Stretching from China’s western city of Xining to Lhasa, the provincial capital of Tibet, the new rail line was built by 100,000 workers over a period of five years. It cost around $5 billion and stretches over 1956 kilometres.
Train 27 Special Express, dubbed the “Sky Train”, was hailed by Hu in his televised speech as a “magnificent feat by the Chinese people”. More accurately, the credit also belongs to the US’s General Electric and Canada’s Bombardier for the design and construction of rail engines and carriages able to withstand the journey through Tibet’s frozen alps. At one point the train reaches Tanggula Mountain, 5068 metres above sea level, and regarded by local Tibetans as “insurmountable even by eagles”.
By heralding the Sky Train as the fulfilment of a 100-year-old dream, Beijing admitted that China had eyed Tibet long before the bloody annexation of 1949. Even prior to the July 1 launch, the railway venture, by far the most ambitious and costly step in “China’s Great Leap West” to develop its western regions, had a negative impact on Tibetans.
Tibetan nomads were displaced from rural settings into cities totally alien to their culture, and the project exclusively enriched the Han Chinese, by now the dominant population in Tibet, via the employment which came with the project.
Fifty years ago, Tibet’s Qinghai Plateau was a scantly populated wilderness. Today, following “development a la China”, it is a land conquered and settled by Han engineers, miners, soldiers, police and prisoners. The streets of Lhasa, as too those of Shigatse, bear testimony to Tibetan “disappearance”: Han Chinese monopolise the running of factories, shops, bars and restaurants. In this context, despite China’s claims to the contrary, the anticipated economic windfall from the railway is unlikely to flow towards native Tibetans.

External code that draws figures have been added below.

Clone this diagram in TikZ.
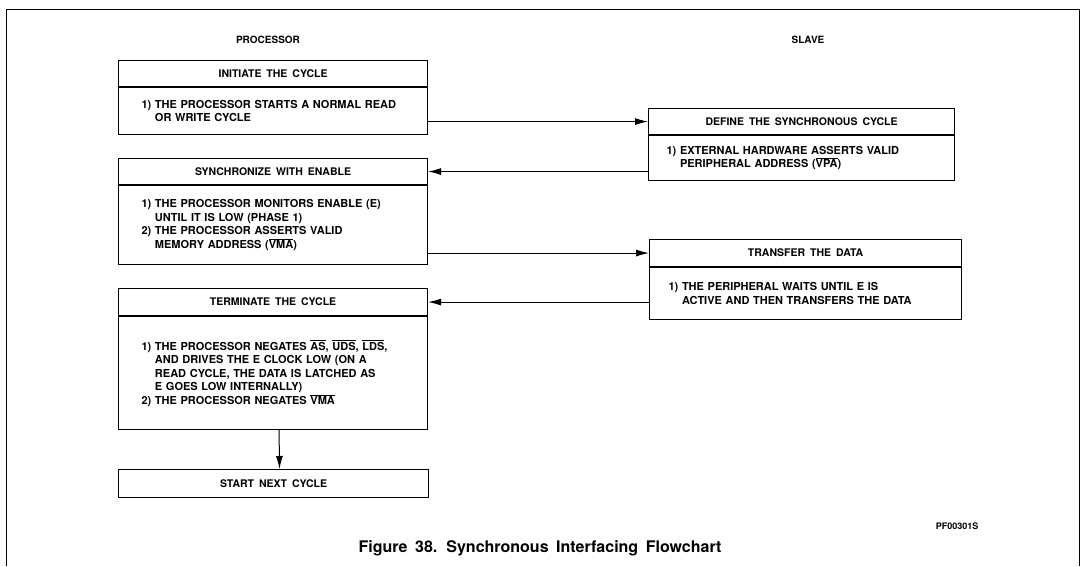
\documentclass[tikz,border=0pt]{standalone}
\usepackage{fontspec}
\setmainfont{TeX Gyre Heros}[WordSpace=1.7]
\usetikzlibrary{arrows.meta,positioning}
\newcommand{\ovl}[1]{$\overline{\hbox{#1}}$}
\newcommand{\hng}{\hphantom{1)~}}
\begin{document}
\begin{tikzpicture}[x=1pt,y=-1pt,
  lab/.style={font=\fontsize{10}{12}\selectfont\bfseries},
  head/.style={draw,line width=1.1pt,inner sep=0pt,anchor=north west,font=\fontsize{10.5}{12}\selectfont\bfseries},
  body/.style={draw,line width=1.1pt,inner ysep=0pt,align=left,font=\fontsize{11}{13.5}\selectfont\bfseries},
  flow/.style={line width=1pt,-{Latex[length=13pt,width=7pt]}}]
\useasboundingbox (0,0) rectangle (1084,566);
\draw[line width=0.9pt] (6,566) -- (6,9) -- (1079,9) -- (1079,566);
\node[lab] (procL) at (268,40) {PROCESSOR};
\node[lab] (slaveL) at (808,40) {SLAVE};
% processor side
\node[head,minimum width=309pt,minimum height=26pt] (initH) at (118,60) {INITIATE THE CYCLE};
\node[body,below=0pt of initH,minimum height=47pt,inner xsep=23pt,text width=263pt] (initB)
  {1)~THE PROCESSOR STARTS A NORMAL READ\\ \hng OR WRITE CYCLE};
\node[head,minimum width=309pt,minimum height=26pt] (syncH) at (118,158) {SYNCHRONIZE WITH ENABLE};
\node[body,below=0pt of syncH,minimum height=79pt,inner xsep=23pt,text width=263pt] (syncB)
  {1)~THE PROCESSOR MONITORS ENABLE (E)\\ \hng UNTIL IT IS LOW (PHASE 1)\\
   2)~THE PROCESSOR ASSERTS VALID\\ \hng MEMORY ADDRESS (\ovl{VMA})};
\node[head,minimum width=309pt,minimum height=27pt] (termH) at (118,288) {TERMINATE THE CYCLE};
\node[body,below=0pt of termH,minimum height=113pt,inner xsep=23pt,text width=263pt] (termB)
  {1)~THE PROCESSOR NEGATES \ovl{AS}, \ovl{UDS}, \ovl{LDS},\\ \hng AND DRIVES THE E CLOCK LOW (ON A\\
   \hng READ CYCLE, THE DATA IS LATCHED AS\\ \hng E GOES LOW INTERNALLY)\\
   2)~THE PROCESSOR NEGATES \ovl{VMA}};
\node[head,minimum width=310pt,minimum height=28pt] (startN) at (118,469) {START NEXT CYCLE};
% slave side
\node[head,minimum width=306pt,minimum height=26pt] (defH) at (648,108) {DEFINE THE SYNCHRONOUS CYCLE};
\node[body,below=0pt of defH,minimum height=45pt,inner xsep=18pt,text width=270pt] (defB)
  {1)~EXTERNAL HARDWARE ASSERTS VALID\\ \hng PERIPHERAL ADDRESS (\ovl{VPA})};
\node[head,minimum width=312pt,minimum height=27pt] (xferH) at (649,239) {TRANSFER THE DATA};
\node[body,below=0pt of xferH,minimum height=52pt,inner xsep=19pt,text width=274pt] (xferB)
  {1)~THE PERIPHERAL WAITS UNTIL E IS\\ \hng ACTIVE AND THEN TRANSFERS THE DATA};
% connectors
\draw[flow] (initB.east |- defH.west) -- (defH.west);
\draw[flow] (defB.west |- syncH.east) -- (syncH.east);
\draw[flow] (syncB.east |- xferH.west) -- (xferH.west);
\draw[flow] (xferB.west |- termH.east) -- (termH.east);
\draw[flow] ([xshift=6pt]termB.south) -- ([xshift=6pt]startN.north);
\node[font=\fontsize{9}{10}\selectfont\bfseries] (pfid) at (957,526) {PF00301S};
\node[font=\fontsize{16}{18}\selectfont\bfseries] (cap) at (540,548) {Figure 38. Synchronous Interfacing Flowchart};
\end{tikzpicture}
\end{document}
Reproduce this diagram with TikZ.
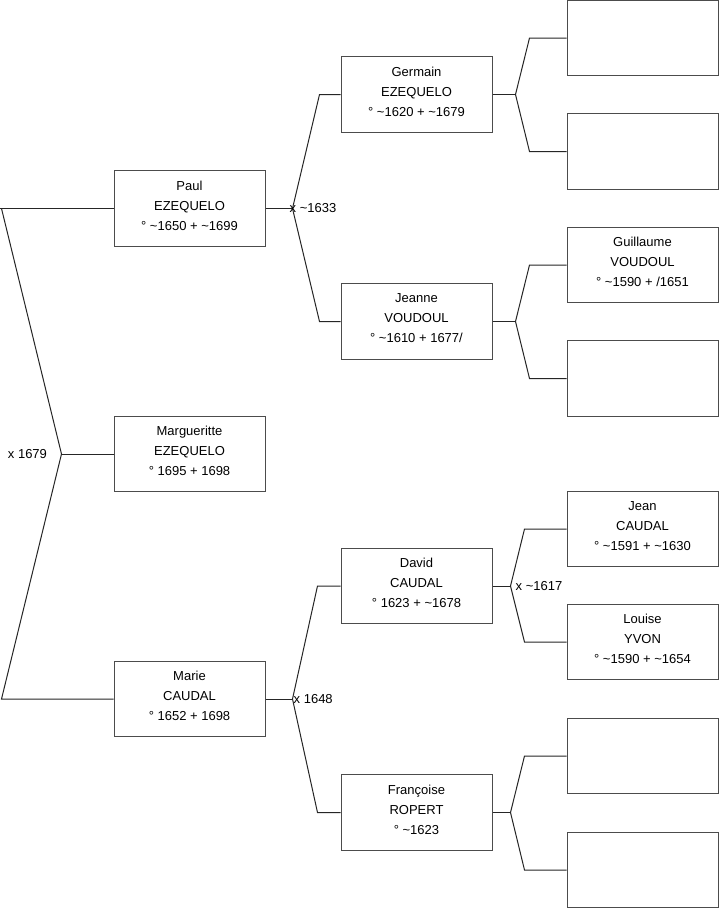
\documentclass[tikz,border=0pt]{standalone}
\usepackage{fontspec}
\setmainfont{Liberation Sans}
\usetikzlibrary{positioning}
\newcommand{\abt}{\textasciitilde}

\begin{document}
\begin{tikzpicture}[x=1pt,y=-1pt,every node/.style={font=\fontsize{13}{20}\selectfont},
  person/.style={draw=black!70,fill=white,line width=1pt,minimum width=151pt,minimum height=75.5pt,align=center,inner sep=0pt,
    execute at end node={\rule[-6pt]{0pt}{6pt}}},
  link/.style={draw=black!85,line width=1pt},
  wed/.style={inner sep=0pt,anchor=west}]
\fill[white] (0,0) rectangle (719,908);
\useasboundingbox (0,0) rectangle (719,908);
\node[person] (paul) at (189.5,208.5) {Paul\\EZEQUELO\\° \abt1650 + \abt1699};
\node[person] (marg) at (189.5,454) {Margueritte\\EZEQUELO\\° 1695 + 1698};
\node[person] (marie) at (189.5,699) {Marie\\CAUDAL\\° 1652 + 1698};
\node[person] (germain) at (416.5,94.5) {Germain\\EZEQUELO\\° \abt1620 + \abt1679};
\node[person] (jeanne) at (416.5,321.5) {Jeanne\\VOUDOUL\\° \abt1610 + 1677/};
\node[person] (david) at (416.5,586) {David\\CAUDAL\\° 1623 + \abt1678};
\node[person] (francoise) at (416.5,812.5) {Françoise\\ROPERT\\° \abt1623};
\node[person] (g1) at (642.5,38) {};
\node[person] (g2) at (642.5,151.5) {};
\node[person] (guillaume) at (642.5,265) {Guillaume\\VOUDOUL\\° \abt1590 + /1651};
\node[person] (g4) at (642.5,378.5) {};
\node[person] (jean) at (642.5,529) {Jean\\CAUDAL\\° \abt1591 + \abt1630};
\node[person] (louise) at (642.5,642) {Louise\\YVON\\° \abt1590 + \abt1654};
\node[person] (g7) at (642.5,756) {};
\node[person] (g8) at (642.5,870) {};
\coordinate (froot) at ([xshift=-52pt]marg.west);
\coordinate (fpaul) at ([xshift=27pt]paul.east);
\coordinate (fmarie) at ([xshift=27pt]marie.east);
\coordinate (fgermain) at ([xshift=23pt]germain.east);
\coordinate (fjeanne) at ([xshift=23pt]jeanne.east);
\coordinate (fdavid) at ([xshift=18pt]david.east);
\coordinate (ffrancoise) at ([xshift=18pt]francoise.east);
\draw[link] (paul.west) -- ++(-114,0);
\draw[link] ([xshift=-112pt]paul.west) -- (froot) -- ([xshift=-112pt]marie.west) -- (marie.west);
\draw[link] (froot) -- (marg.west);
\node[left=11pt of froot] (m0) {x 1679};
\draw[link] (paul.east) -- (fpaul);
\draw[link] (germain.west) -- ++(-21,0) -- (fpaul) -- ([xshift=-21pt]jeanne.west) -- (jeanne.west);
\node[wed] (m1) at ([xshift=-3pt]fpaul) {x \abt1633};
\draw[link] (marie.east) -- (fmarie);
\draw[link] (david.west) -- ++(-23,0) -- (fmarie) -- ([xshift=-23pt]francoise.west) -- (francoise.west);
\node[wed] (m2) at ([xshift=1pt]fmarie) {x 1648};
\draw[link] (germain.east) -- (fgermain);
\draw[link] (g1.west) -- ++(-37,0) -- (fgermain) -- ([xshift=-37pt]g2.west) -- (g2.west);
\draw[link] (jeanne.east) -- (fjeanne);
\draw[link] (guillaume.west) -- ++(-37,0) -- (fjeanne) -- ([xshift=-37pt]g4.west) -- (g4.west);
\draw[link] (david.east) -- (fdavid);
\draw[link] (jean.west) -- ++(-42,0) -- (fdavid) -- ([xshift=-42pt]louise.west) -- (louise.west);
\node[wed] (m3) at ([xshift=5pt]fdavid) {x \abt1617};
\draw[link] (francoise.east) -- (ffrancoise);
\draw[link] (g7.west) -- ++(-42,0) -- (ffrancoise) -- ([xshift=-42pt]g8.west) -- (g8.west);
\end{tikzpicture}
\end{document}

China’s earlier economic paradigm for Tibet led to the demolition of world-heritage neighbourhoods, as “Communist concrete” turned Lhasa into a Himalayan Bangkok, awash with bars, video arcades, military barracks and a thousand brothels. Thriving prostitution is attributed to tourism, the vast inflow of China’s military and the economic disparities resulting from rural-urban migration.
Most prostitutes are Han Chinese, but poverty has also driven Tibetan women into the sex industry. By day the brothels operate as hair salons and bars. By night they become “pink parlours”, where the flesh trade prospers under China’s modernisation drive.

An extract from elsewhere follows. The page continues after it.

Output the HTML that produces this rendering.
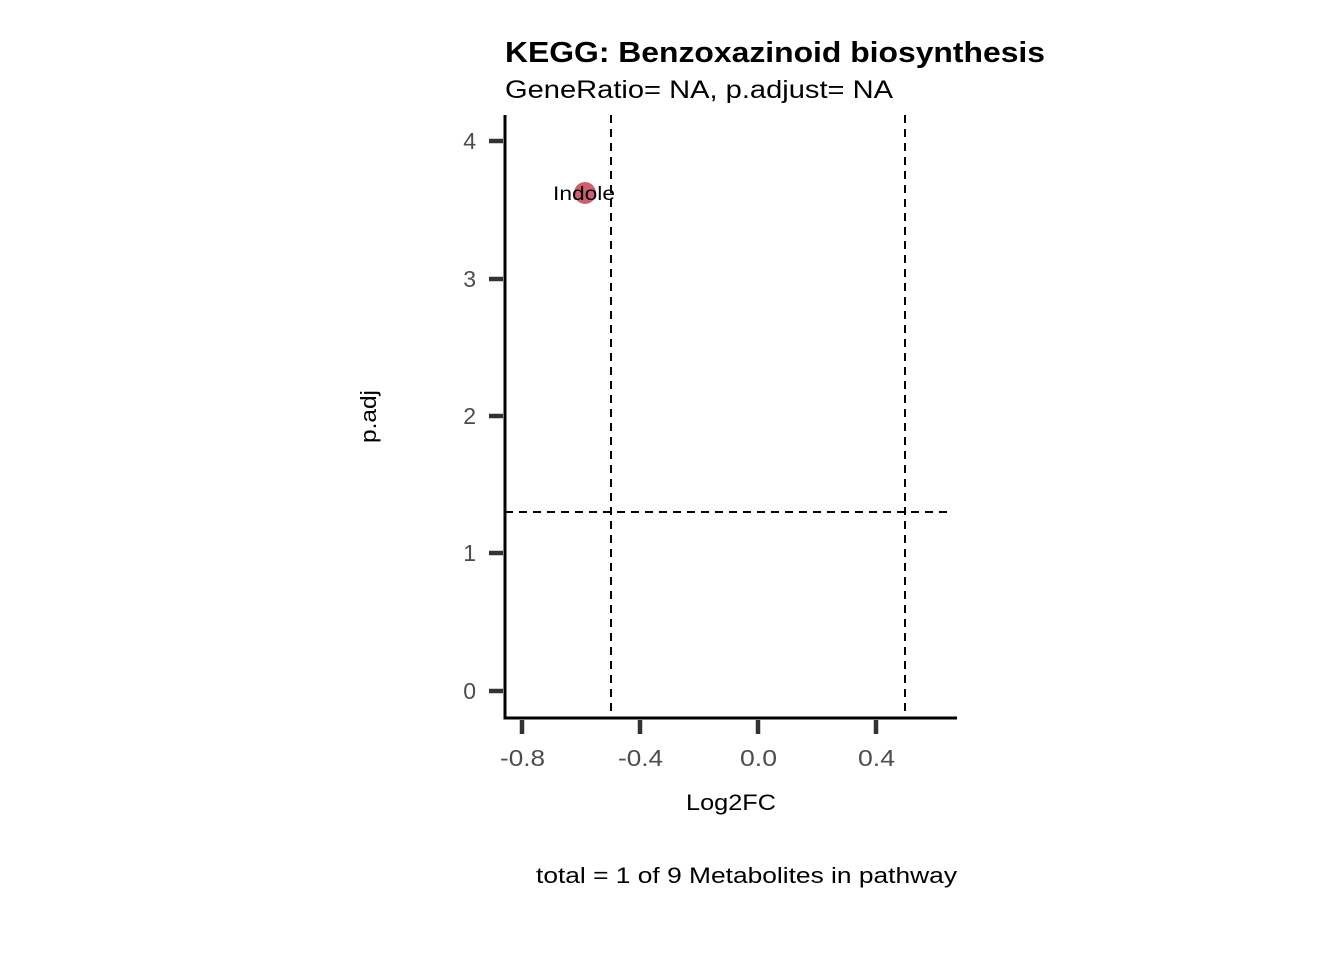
<!DOCTYPE html>
<html><head><meta charset="utf-8"><style>body{margin:0;background:#fff}</style></head><body>
<svg width="1344" height="960" xmlns="http://www.w3.org/2000/svg" font-family="Liberation Sans, sans-serif">
<rect width="1344" height="960" fill="#fff"/>
<text x="505" y="62" font-size="29" font-weight="bold" fill="#000" textLength="540" lengthAdjust="spacingAndGlyphs">KEGG: Benzoxazinoid biosynthesis</text>
<text x="505" y="98" font-size="25" fill="#000" textLength="388" lengthAdjust="spacingAndGlyphs">GeneRatio= NA, p.adjust= NA</text>
<g stroke="#000" stroke-width="2" stroke-dasharray="8,6" fill="none">
<line x1="611" y1="115" x2="611" y2="718"/>
<line x1="905" y1="115" x2="905" y2="718"/>
<line x1="505" y1="512" x2="950" y2="512"/>
</g>
<circle cx="585" cy="193" r="11" fill="#cd6070"/>
<text x="553" y="200" font-size="19" fill="#000" textLength="62" lengthAdjust="spacingAndGlyphs">Indole</text>
<line x1="505" y1="115" x2="505" y2="719.5" stroke="#000" stroke-width="3"/>
<line x1="503.5" y1="718" x2="957" y2="718" stroke="#000" stroke-width="3"/>
<g stroke="#333" stroke-width="4.5">
<line x1="489" y1="141" x2="503" y2="141"/><line x1="489" y1="279" x2="503" y2="279"/>
<line x1="489" y1="416" x2="503" y2="416"/><line x1="489" y1="553" x2="503" y2="553"/>
<line x1="489" y1="691" x2="503" y2="691"/>
<line x1="522" y1="720" x2="522" y2="734"/><line x1="640" y1="720" x2="640" y2="734"/>
<line x1="758" y1="720" x2="758" y2="734"/><line x1="876" y1="720" x2="876" y2="734"/>
</g>
<g font-size="23" fill="#4d4d4d" text-anchor="end">
<text x="476" y="149">4</text><text x="476" y="287">3</text><text x="476" y="424">2</text>
<text x="476" y="561">1</text><text x="476" y="699">0</text>
</g>
<g font-size="23" fill="#4d4d4d">
<text x="500" y="766" textLength="45" lengthAdjust="spacingAndGlyphs">-0.8</text>
<text x="618" y="766" textLength="45" lengthAdjust="spacingAndGlyphs">-0.4</text>
<text x="740" y="766" textLength="37" lengthAdjust="spacingAndGlyphs">0.0</text>
<text x="858" y="766" textLength="37" lengthAdjust="spacingAndGlyphs">0.4</text>
</g>
<text x="686" y="810" font-size="22" fill="#000" textLength="90" lengthAdjust="spacingAndGlyphs">Log2FC</text>
<text transform="translate(376,443) rotate(-90)" font-size="22" fill="#000" textLength="53" lengthAdjust="spacingAndGlyphs">p.adj</text>
<text x="536" y="883" font-size="22" fill="#000" textLength="421" lengthAdjust="spacingAndGlyphs">total = 1 of 9 Metabolites in pathway</text>
</svg>
</body></html>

China’s development model for Tibet reeks of cultural and religious genocide. Since 1949, an estimated 1.2 million Tibetans have been slaughtered at the behest of Beijing’s whims; 175,000 while held hostage in prison and labour camps, 150,000 from execution. To this day, displaying the Dalai Lama’s photograph or the Tibetan flag, or protesting the Chinese occupation, brings harsh penalties.
All but eight of Tibet’s 6259 Buddhist monasteries and convents were destroyed during the first 25 years of China’s occupation. Today the odd monastery is restored, but purely to attract tourist dollars.
China’s phasing out of the Tibetan language from primary education has hastened Tibet’s identity crisis. The poor health care afforded Tibetan women translates to their being 40 times more likely to die in childbirth than mothers in Shanghai.
Like China’s development paradigm, the Sky Train project also has major flaws, with the rail’s foundations sinking into the permafrost and the thousands of yak grazing along the tracks becoming a derailment threat within the first month of operations.
Worryingly too, the line passes through an earthquake-prone zone where yearly tremors register around six on the Richter Scale. However, assessment of the earthquake impact of the rail’s cooling pipes in rural Tibet awaits the completion of a seismological monitoring system.
Train 27 Special Express undoubtedly facilitates the rapid mobilisation of China’s military strength against Tibetans. But the project also enables China to transfer the country’s entire export and import trade to an impenetrable warehouse on the roof of the world - Tibet.
Our Tibetan sisters and brothers are indeed an endangered species.